[Stored items from a collection]

──────────

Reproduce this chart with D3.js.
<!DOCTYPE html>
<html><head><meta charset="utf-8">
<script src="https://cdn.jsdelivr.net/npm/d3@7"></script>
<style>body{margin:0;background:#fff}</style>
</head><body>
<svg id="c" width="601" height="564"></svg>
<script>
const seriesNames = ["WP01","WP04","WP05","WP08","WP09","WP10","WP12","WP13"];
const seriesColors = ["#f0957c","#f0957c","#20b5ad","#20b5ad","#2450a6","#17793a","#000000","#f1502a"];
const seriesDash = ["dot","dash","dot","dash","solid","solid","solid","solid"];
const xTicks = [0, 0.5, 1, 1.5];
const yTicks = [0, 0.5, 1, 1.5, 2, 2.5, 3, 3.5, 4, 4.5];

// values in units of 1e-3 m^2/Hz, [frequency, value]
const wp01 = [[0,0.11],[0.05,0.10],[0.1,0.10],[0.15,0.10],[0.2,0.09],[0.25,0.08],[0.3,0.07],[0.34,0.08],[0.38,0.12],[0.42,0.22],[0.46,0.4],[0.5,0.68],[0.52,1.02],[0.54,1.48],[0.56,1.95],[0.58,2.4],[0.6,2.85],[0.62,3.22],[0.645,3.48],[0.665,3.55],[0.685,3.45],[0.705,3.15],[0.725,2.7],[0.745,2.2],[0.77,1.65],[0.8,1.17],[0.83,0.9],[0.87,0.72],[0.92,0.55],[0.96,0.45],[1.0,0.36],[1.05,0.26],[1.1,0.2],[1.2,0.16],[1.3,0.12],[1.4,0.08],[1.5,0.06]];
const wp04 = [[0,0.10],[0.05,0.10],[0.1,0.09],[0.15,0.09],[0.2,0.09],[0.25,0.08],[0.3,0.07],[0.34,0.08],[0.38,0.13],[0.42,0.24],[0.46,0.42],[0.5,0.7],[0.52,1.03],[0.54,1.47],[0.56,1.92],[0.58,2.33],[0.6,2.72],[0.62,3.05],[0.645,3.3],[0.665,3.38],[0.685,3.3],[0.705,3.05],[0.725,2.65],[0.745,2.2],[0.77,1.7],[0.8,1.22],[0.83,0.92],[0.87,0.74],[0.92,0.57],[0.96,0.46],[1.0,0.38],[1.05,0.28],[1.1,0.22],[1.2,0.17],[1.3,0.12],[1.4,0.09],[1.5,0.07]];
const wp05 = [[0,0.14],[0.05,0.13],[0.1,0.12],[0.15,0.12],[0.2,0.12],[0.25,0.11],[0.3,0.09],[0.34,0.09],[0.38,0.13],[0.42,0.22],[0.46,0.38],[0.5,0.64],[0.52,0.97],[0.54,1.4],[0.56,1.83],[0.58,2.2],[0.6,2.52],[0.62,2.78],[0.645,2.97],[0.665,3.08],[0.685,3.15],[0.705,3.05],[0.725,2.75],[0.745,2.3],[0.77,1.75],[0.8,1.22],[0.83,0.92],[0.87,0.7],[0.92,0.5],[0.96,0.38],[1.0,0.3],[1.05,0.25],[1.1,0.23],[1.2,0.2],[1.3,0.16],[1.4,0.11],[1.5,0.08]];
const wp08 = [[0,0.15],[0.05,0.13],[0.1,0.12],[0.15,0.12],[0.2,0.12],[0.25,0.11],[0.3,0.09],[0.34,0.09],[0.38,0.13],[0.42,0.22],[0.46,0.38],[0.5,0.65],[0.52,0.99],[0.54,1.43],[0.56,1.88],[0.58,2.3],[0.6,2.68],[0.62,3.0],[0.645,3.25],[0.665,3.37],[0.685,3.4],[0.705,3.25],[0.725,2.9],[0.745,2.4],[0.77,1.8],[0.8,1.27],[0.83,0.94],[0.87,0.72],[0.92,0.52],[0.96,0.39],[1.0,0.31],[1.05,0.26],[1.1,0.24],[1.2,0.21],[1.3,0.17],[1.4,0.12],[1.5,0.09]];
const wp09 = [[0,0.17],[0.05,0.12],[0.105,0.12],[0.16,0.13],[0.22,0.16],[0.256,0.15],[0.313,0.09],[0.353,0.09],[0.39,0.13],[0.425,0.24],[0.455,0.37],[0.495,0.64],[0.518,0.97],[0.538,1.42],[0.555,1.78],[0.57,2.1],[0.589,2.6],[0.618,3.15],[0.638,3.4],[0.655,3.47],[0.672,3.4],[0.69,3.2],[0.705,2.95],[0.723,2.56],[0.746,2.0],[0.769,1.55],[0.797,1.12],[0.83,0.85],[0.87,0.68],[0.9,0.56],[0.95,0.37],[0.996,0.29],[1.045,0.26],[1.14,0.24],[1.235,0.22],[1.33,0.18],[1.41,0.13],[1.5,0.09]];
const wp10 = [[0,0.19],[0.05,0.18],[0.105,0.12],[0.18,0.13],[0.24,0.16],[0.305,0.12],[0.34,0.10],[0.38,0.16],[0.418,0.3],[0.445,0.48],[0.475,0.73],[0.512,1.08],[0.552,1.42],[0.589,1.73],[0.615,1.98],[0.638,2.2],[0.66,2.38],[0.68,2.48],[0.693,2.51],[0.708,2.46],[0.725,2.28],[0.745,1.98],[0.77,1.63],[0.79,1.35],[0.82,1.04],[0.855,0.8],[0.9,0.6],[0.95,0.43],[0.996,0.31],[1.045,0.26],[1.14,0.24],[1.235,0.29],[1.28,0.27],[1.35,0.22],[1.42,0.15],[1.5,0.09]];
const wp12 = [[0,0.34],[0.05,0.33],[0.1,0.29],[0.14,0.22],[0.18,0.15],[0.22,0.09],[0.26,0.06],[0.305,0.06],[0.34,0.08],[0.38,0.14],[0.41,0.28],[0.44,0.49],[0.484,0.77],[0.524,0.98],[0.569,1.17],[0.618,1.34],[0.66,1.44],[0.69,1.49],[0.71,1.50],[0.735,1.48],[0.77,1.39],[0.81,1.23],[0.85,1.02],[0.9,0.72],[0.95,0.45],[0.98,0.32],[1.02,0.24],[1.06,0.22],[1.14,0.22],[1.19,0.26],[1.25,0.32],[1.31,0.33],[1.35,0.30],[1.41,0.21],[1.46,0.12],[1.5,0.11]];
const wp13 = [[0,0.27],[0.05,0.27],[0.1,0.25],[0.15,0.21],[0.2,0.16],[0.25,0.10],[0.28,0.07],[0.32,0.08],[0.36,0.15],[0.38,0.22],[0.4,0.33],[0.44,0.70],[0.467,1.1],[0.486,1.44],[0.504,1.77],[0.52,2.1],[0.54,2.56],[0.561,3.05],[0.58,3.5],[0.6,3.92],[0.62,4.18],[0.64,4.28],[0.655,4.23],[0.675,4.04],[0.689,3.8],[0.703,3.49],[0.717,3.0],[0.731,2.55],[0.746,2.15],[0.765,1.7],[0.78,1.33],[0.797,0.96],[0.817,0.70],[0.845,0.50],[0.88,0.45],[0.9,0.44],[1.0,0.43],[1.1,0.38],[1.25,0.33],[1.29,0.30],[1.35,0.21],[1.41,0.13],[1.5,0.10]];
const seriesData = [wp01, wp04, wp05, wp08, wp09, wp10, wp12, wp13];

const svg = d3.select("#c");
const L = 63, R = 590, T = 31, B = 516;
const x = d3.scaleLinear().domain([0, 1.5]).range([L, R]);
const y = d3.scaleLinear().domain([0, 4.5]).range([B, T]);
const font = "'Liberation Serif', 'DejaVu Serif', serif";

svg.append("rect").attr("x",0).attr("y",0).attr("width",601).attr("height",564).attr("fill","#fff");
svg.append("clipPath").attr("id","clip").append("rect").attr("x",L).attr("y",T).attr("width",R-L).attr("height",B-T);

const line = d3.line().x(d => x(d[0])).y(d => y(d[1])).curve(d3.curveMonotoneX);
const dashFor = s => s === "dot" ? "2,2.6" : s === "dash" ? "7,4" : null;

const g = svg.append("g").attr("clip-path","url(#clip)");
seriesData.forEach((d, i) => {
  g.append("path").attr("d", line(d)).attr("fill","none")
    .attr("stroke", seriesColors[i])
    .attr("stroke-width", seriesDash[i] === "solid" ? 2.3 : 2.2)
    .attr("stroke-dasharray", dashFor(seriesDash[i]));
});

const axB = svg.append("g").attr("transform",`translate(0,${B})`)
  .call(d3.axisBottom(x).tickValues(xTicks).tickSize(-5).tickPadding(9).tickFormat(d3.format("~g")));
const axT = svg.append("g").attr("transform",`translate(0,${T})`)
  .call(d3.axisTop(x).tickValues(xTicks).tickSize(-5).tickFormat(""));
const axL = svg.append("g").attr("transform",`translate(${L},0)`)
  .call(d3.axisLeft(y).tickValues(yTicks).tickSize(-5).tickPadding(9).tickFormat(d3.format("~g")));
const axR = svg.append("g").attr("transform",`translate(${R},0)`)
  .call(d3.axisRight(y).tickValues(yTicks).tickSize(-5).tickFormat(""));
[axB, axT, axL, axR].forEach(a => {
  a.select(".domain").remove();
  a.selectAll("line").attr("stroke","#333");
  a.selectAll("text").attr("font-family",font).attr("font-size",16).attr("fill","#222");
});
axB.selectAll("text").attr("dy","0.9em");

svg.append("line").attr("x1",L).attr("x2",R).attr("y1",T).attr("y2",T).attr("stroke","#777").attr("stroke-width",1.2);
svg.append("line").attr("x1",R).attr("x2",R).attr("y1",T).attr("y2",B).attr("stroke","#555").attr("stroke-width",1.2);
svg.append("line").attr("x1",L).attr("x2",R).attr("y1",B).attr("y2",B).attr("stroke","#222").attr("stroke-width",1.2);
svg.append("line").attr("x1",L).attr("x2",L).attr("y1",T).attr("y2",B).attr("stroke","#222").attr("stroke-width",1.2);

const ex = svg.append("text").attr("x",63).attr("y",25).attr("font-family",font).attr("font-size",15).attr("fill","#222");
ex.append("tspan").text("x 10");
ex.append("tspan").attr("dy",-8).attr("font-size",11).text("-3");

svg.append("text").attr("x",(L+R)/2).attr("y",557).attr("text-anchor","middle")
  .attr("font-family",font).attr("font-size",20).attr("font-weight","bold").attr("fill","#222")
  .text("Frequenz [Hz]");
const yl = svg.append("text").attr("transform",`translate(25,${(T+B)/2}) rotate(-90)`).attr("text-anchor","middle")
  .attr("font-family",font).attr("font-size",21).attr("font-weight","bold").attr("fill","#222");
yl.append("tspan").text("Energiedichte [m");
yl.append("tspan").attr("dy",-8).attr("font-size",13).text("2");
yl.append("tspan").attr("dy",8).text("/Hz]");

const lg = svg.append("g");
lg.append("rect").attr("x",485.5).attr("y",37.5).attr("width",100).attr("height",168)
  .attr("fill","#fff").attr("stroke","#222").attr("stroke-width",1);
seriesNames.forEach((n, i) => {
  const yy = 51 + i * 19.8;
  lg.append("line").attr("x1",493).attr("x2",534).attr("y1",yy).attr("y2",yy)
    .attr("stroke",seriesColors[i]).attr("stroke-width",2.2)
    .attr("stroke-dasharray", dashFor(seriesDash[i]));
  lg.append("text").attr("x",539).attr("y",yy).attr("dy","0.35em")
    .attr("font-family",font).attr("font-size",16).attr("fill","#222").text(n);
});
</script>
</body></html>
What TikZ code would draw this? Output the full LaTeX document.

──────────

Work to complete: Transcribe only, please, the lines from the first line of the records through the line with "3.5, 4, 4.5];". Both of those lines are included.

Exercise result:
Reproduce this chart with D3.js.
<!DOCTYPE html>
<html><head><meta charset="utf-8">
<script src="https://cdn.jsdelivr.net/npm/d3@7"></script>
<style>body{margin:0;background:#fff}</style>
</head><body>
<svg id="c" width="601" height="564"></svg>
<script>
const seriesNames = ["WP01","WP04","WP05","WP08","WP09","WP10","WP12","WP13"];
const seriesColors = ["#f0957c","#f0957c","#20b5ad","#20b5ad","#2450a6","#17793a","#000000","#f1502a"];
const seriesDash = ["dot","dash","dot","dash","solid","solid","solid","solid"];
const xTicks = [0, 0.5, 1, 1.5];
const yTicks = [0, 0.5, 1, 1.5, 2, 2.5, 3, 3.5, 4, 4.5];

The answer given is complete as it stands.